ベイパーチャンバーの採用により、iPhone 17 Proはこれまで以上に安定した高性能を維持できる可能性がある。特に、GPU性能の向上が予想される次世代SoCでは、熱管理の改善がより重要となる。今後、Appleがどのような冷却技術を導入するのか、正式発表が待たれるところだ。
iPhone 17 Proでの冷却強化がもたらす影響 今後のスマートフォン市場への波及
iPhone 17 Proがベイパーチャンバーを搭載すれば、Appleの冷却技術の新たな基準が確立される可能性がある。これまで、Appleはスマートフォンの熱管理において比較的控えめなアプローチを取ってきたが、Androidメーカーが次々と高度な冷却技術を導入する中、今回の決断はAppleの技術方針の転換点となるかもしれない。

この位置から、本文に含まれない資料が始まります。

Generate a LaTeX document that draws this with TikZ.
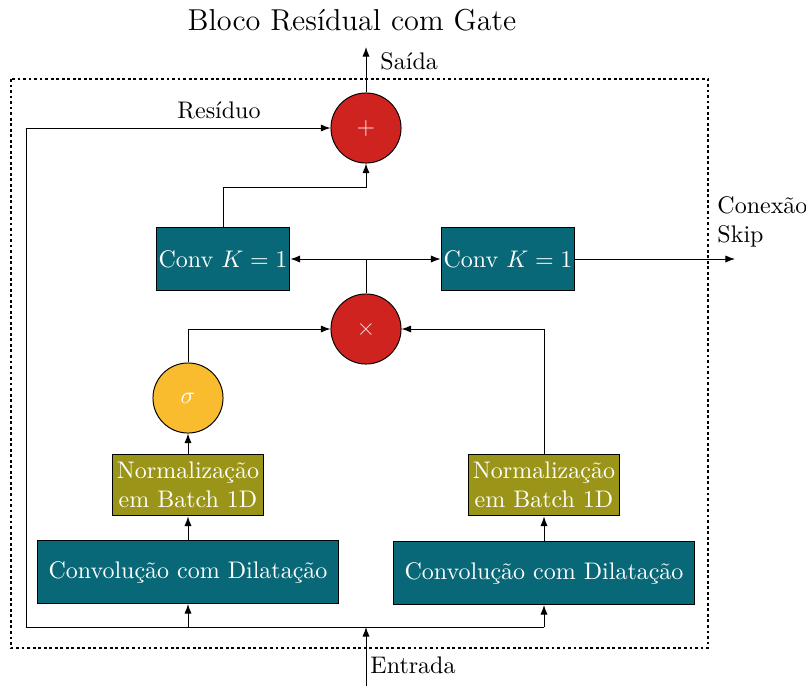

もしiPhone 17 Proにベイパーチャンバーが搭載されれば、今後のiPhoneシリーズでもこの技術がスタンダードになる可能性がある。例えば、2026年以降のiPhone 18シリーズでは、無印モデルにもベイパーチャンバーが搭載されることが考えられる。また、MacBookやiPadのような他のAppleデバイスへの応用も期待される。特に、Apple Silicon搭載のMacBookシリーズでは、より高い冷却性能が求められているため、スマートフォンからの技術転用も視野に入るだろう。
一方で、iPhone 17 Proの冷却システム強化に伴い、本体の設計にも変化がある可能性がある。ベイパーチャンバーはある程度のスペースを必要とするため、従来のiPhoneよりもわずかに厚みが増す可能性がある。また、内部構造の変更により、バッテリー容量や基板配置にも影響が出るかもしれない。とはいえ、発熱によるパフォーマンス低下が軽減されることで、ユーザーにとってはより快適な使用体験が得られると考えられる。
Appleの新たな冷却技術の導入が、今後のスマートフォン市場にどのような影響を与えるのか。その動向は、多くのスマートフォンユーザーや開発者の関心を集めることになるだろう。